After discussing this with Kate during and after the Devils game last week, I came to a realization.  I can turn off the noise.  Not all of it but a lot of it.  So I'm going to make some changes.  I wasn't going to do this until December 1st, but I've decided that for the sake of my sanity, it might be best to take action before the Boston game on Wednesday.  Starting on Monday 11/21, I'll be doing the following things through the end of 2011:

1) I will not be reading the Buffalo News sport section or listening to WGR.  This one's pretty easy.  I actually don't do a lot of either thing to begin with.  I would limit it to not reading the columnists since that's really where my angst usually comes from, but I know me, if I look at the paper at all, I'll wander over that way.  For the record, this will include all TBN coverage related to the Sabres so no Sabres Edge, no videos, no chats.

2) I will not be watching any Sabres TV coverage except what's contained in the actual game broadcasts. Again, not that hard since I rarely watch the local news or ESPN.  I will continue to watch On the Fly since it's mostly not Sabres and doesn't really include any kind of editorializing, just highlights.  I'll also probably leave Sabres.com interviews available.  I don't watch them very much, but I can watch them and take away what I want which is really what I'm concerned with.

3) I will unfollow all Sabres-related journalists on Twitter.  Sorry, guys this is where a lot of the noise comes from.  So Mike Harrington, Jerry Sullivan, John Vogl, Bill Hoppe, Sabres Dot Com folks, various WGR guys?
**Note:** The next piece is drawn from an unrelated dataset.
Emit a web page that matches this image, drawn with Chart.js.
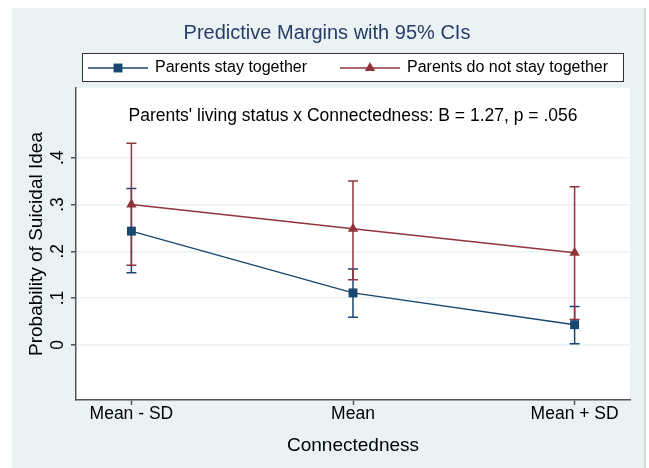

For a month at least, you're gone.

4) On game days, starting two hours before puck drop and continuing until the following morning, I will stay off Twitter. This is the biggie.  I really debated a full-on Twitter ban but I get too much non-Sabres related stuff via Twitter to do that.  Plus, I like Twitter.  I think trying to commit myself to a full 30 day or so ban would be setting myself up for failure.  

And finally:

5) I will unfollow anyone who consistently stresses me out about the Sabres.  I really put in #4 for this reason - because let's face it, Twitter is a disaster post-loss with half my timeline overreacting and the other half overreacting to the first half's overreaction - so I think avoiding that stretch of time will eliminate the need for this step.  But it's here if I need it.

I really have no idea what will come of this, but I'm not going to lie, I'm kind of looking forward to just having my thoughts about the Sabres even if they are more surface thoughts than in the past which they might be considering how little time I have in my schedule for actually watching hockey right now.  Some of you probably consider this kind of like burying one's head in the sand and avoiding the negative and to you I'd say, well, yeah.  Totally.  Right now I'm not concerned with being an informed fan so much as being a happy fan.  And if being a happy fan means blocking out the stuff that makes me feel bad, even when it's true, that's what I'm going to do.  I just don't see the need to stress out as much as some of us are about a bunch of adults skating around after a rubber puck.  I think one of the reasons that kids are the happiest fans is because they really don't give a crap about all the surrounding stuff that adults get stuck on, you know?  I want to continue to love hockey and if that means taking a few steps back, I'm cool with that.

I also have no idea what this will mean for blogging.  If I don't see the game AND I don't participate in much conversation about it, that's probably going to leave me without much to say.  Or maybe I'll find that not feeling so drained by participating in everyone's conversation will leave me with more to say.  I don't know.  All I know is that I want hockey and the Sabres to be more fun than it is right now and there's really no reason that they shouldn't be.  This is my small effort to take back the fun. We'll see what happens.